Posts Tagged ‘WWPN’

Masking a VMware LUN

February 7, 2016

maskingA month ago I passed my VCAP-DCA exam, which I blogged about in this post. And one of the DCA exam topics in the blueprint was LUN masking using PSA-related commands.

Being honest, I can hardly imagine a use case for this as LUN masking is always done on the storage array side. I’ve never seen LUN masking done on the hypervisor side before.

If you have a use case for host LUN masking leave me a comment below. I’d be curious to know. But regardless of its usefulness it’s in the exam, so we have to study it, right? So let’s get to it.

Overview

There are many blog posts on the Internet on how to do VMware LUN Masking, but only a few explain what is the exact behaviour after you type each of the commands and how to fix the issues, which you can potentially run into.

VMware uses Pluggable Storage Architecture (PSA) to claim devices on ESXi hosts. All hosts have one plug-in installed by default called Native Multipathing Plug-in (NMP) which claims all devices. Masking of a LUN is done by unclaiming it from NMP and claiming using a special plug-in called MASK_PATH.

Namespace “esxcli storage core claimrule add” is used to add new claim rules. The namespace accepts multiple ways of addressing a device. Most widely used are:

  • By device ID:
    • -t device -d naa.600601604550250018ea2d38073cdf11
  • By location:
    • -t location -A vmhba33 -C 0 -T 0 -L 2
  • By target:
    • -t target  -R iscsi -i iqn.2011-03.example.org.istgt:iscsi1 -L 0
    • -t target -R fc –wwnn 50:06:01:60:ba:60:11:53 –wwpn 50:06:01:60:3a:60:11:53 (use double dash for wwnn and wwpn flags, WordPress strips them off)

To determine device names use the following command:

# esxcli storage core device list

To determine iSCSI device targets:

# esxcli iscsi session list

To determine FC paths, WWNNs and WWPNs:

# esxcli storage core path list

Mask an iSCSI LUN

Let’s take iSCSI as an example. To mask an iSCSI LUN add a new claim rule using MASK_PATH plug-in and addressing by target (for FC use an FC target instead):

# esxcli storage core claimrule add -r 102 -t target -R iscsi -i iqn.2011-03.example.org.istgt:iscsi1 -L 0 -P MASK_PATH

Once the rule is added you MUST load it otherwise the rule will not work:

# esxcli storage core claimrule load

Now list the rules and make sure there is a “runtime” and a “file” rule.
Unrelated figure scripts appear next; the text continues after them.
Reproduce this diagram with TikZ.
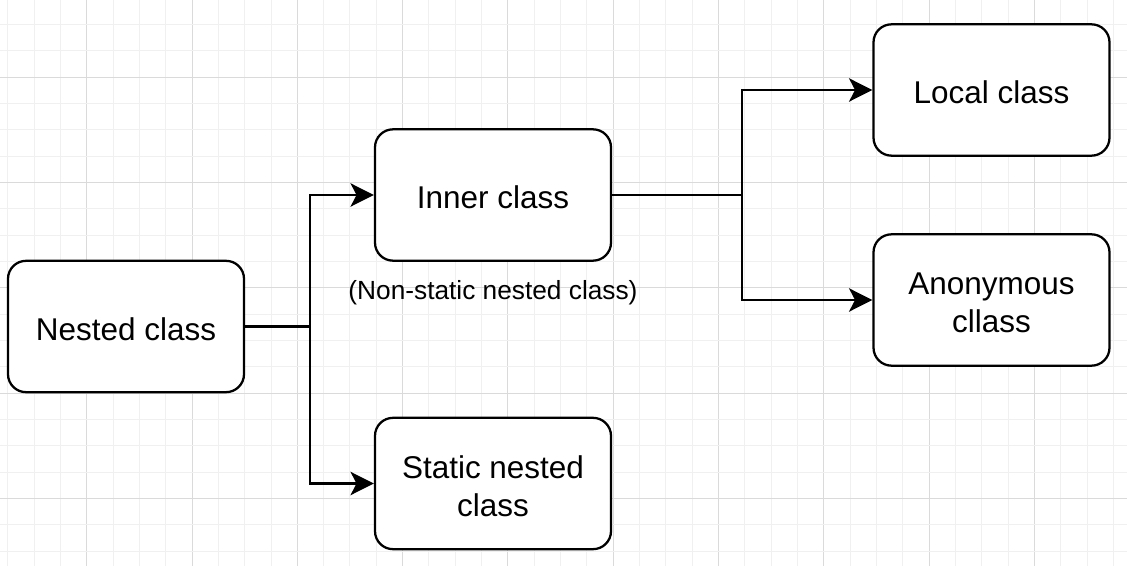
\documentclass[tikz,border=0pt]{standalone}
\usepackage{fontspec}
\setmainfont{Liberation Sans}
\usetikzlibrary{arrows.meta}
\tikzset{
  box/.style={draw=black, line width=1.7pt, rounded corners=13.5pt, fill=white,
    minimum width=177pt, minimum height=98.5pt, inner sep=0pt},
  boxtext/.style={align=center, inner sep=0pt, yshift=-1.9pt,
    font=\fontsize{23.6}{28.2}\selectfont},
  conn/.style={draw=black, line width=1.7pt, -{Stealth[length=17.5pt,width=17.5pt,inset=4.5pt]}},
  lbl/.style={font=\fontsize{19.7}{23}\selectfont, inner sep=0pt},
  minorgrid/.style={draw={rgb,255:red,240;green,240;blue,240}, line width=0.75pt},
  majorgrid/.style={draw={rgb,255:red,218;green,218;blue,218}, line width=0.75pt}
}
\begin{document}
\begin{tikzpicture}[x=0.75pt,y=-0.75pt]
\useasboundingbox (0,0) rectangle (1127,566);
\fill[white] (0,0) rectangle (1127,566);
% grid
\foreach \k in {0,...,43} {
  \pgfmathsetmacro{\xx}{7.7+26.33*\k}
  \pgfmathtruncatemacro{\m}{mod(\k,4)}
  \ifnum\m=3
    \draw[majorgrid] (\xx,0) -- (\xx,566);
  \else
    \draw[minorgrid] (\xx,0) -- (\xx,566);
  \fi
}
\foreach \k in {0,...,22} {
  \pgfmathsetmacro{\yy}{-1.7+26.33*\k}
  \pgfmathtruncatemacro{\m}{mod(\k,4)}
  \ifnum\m=3
    \draw[majorgrid] (0,\yy) -- (1127,\yy);
  \else
    \draw[minorgrid] (0,\yy) -- (1127,\yy);
  \fi
}
% nodes
\node[box, label={[boxtext]center:Nested class}] (nested) at (126,326.5) {};
\node[box, label={[boxtext]center:Inner class}] (inner) at (493,195) {};
\node[box, label={[boxtext]center:{Static nested\\class}}] (static) at (493,483.5) {};
\node[box, label={[boxtext]center:Local class}] (local) at (991.5,90) {};
\node[box, label={[boxtext]center:{Anonymous\\cllass}}] (anon) at (991.5,300) {};
\node[lbl] (note) at (493,292.5) {(Non-static nested class)};
% junctions
\coordinate (j1) at (310,326.5);
\coordinate (j2) at (742,195);
% connectors
\draw[conn] (nested.east) -- (j1) |- (inner.west);
\draw[conn] (nested.east) -- (j1) |- (static.west);
\draw[conn] (inner.east) -- (j2) |- (local.west);
\draw[conn] (inner.east) -- (j2) |- (anon.west);
\end{tikzpicture}
\end{document}
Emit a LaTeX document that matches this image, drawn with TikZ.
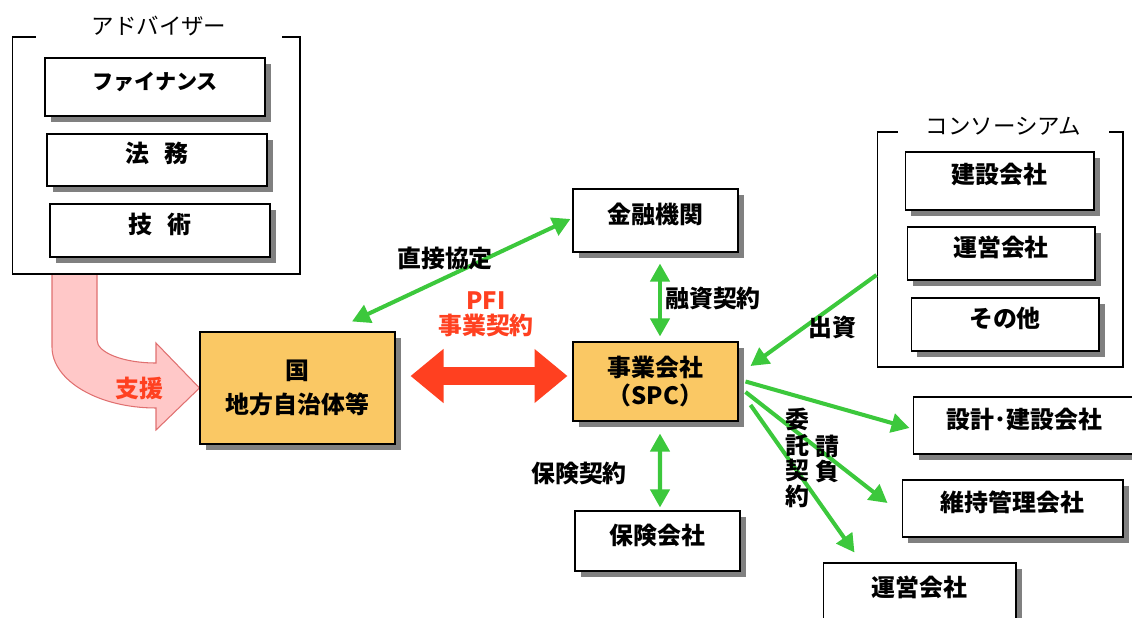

Without the file rule masking will not take effect:

claimrule

The last step is to unclaim the device from the NMP plug-in which currently owns it and apply the new set of rules:

# esxcli storage core claiming unclaim -t location -A vmhba33 -C 0 -T 0 -L 0
# esxcli storage core claiming unclaim -t location -A vmhba33 -C 1 -T 0 -L 0
# esxcli storage core claimrule run

You can list devices connected to the host to confirm that the masked device is no longer in the list:

# esxcli storage core device list

Remove maskig

To remove masking, unclaim the device from MASK_PATH plug-in, delete the masking rule and reload/re-run the rule set:

# esxcli storage core claiming unclaim -t location -A vmhba33 -C 0 -T 0 -L 0
# esxcli storage core claiming unclaim -t location -A vmhba33 -C 1 -T 0 -L 0
# esxcli storage core claimrule remove -r 102
# esxcli storage core claimrule load
# esxcli storage core claimrule run

Sometimes you need to reboot the host for the device to reappear.

Conclusion

Make sure to always mask all targets/paths to the LUN, which is true for iSCSI as well as FC, as both support multipathing. You have a choice of masking by location, target and path (masking by device is not supported).

For a FC LUN, for instance, you may choose to mask the LUN by location. If you have two single port FC adapters in each host, you will typically be masking four paths per LUN.  To accomplish that specify adapters using flag -A and LUN ID using flags -C, -T and -L.

Hope that helps you to tick off this exam topic from the blueprint.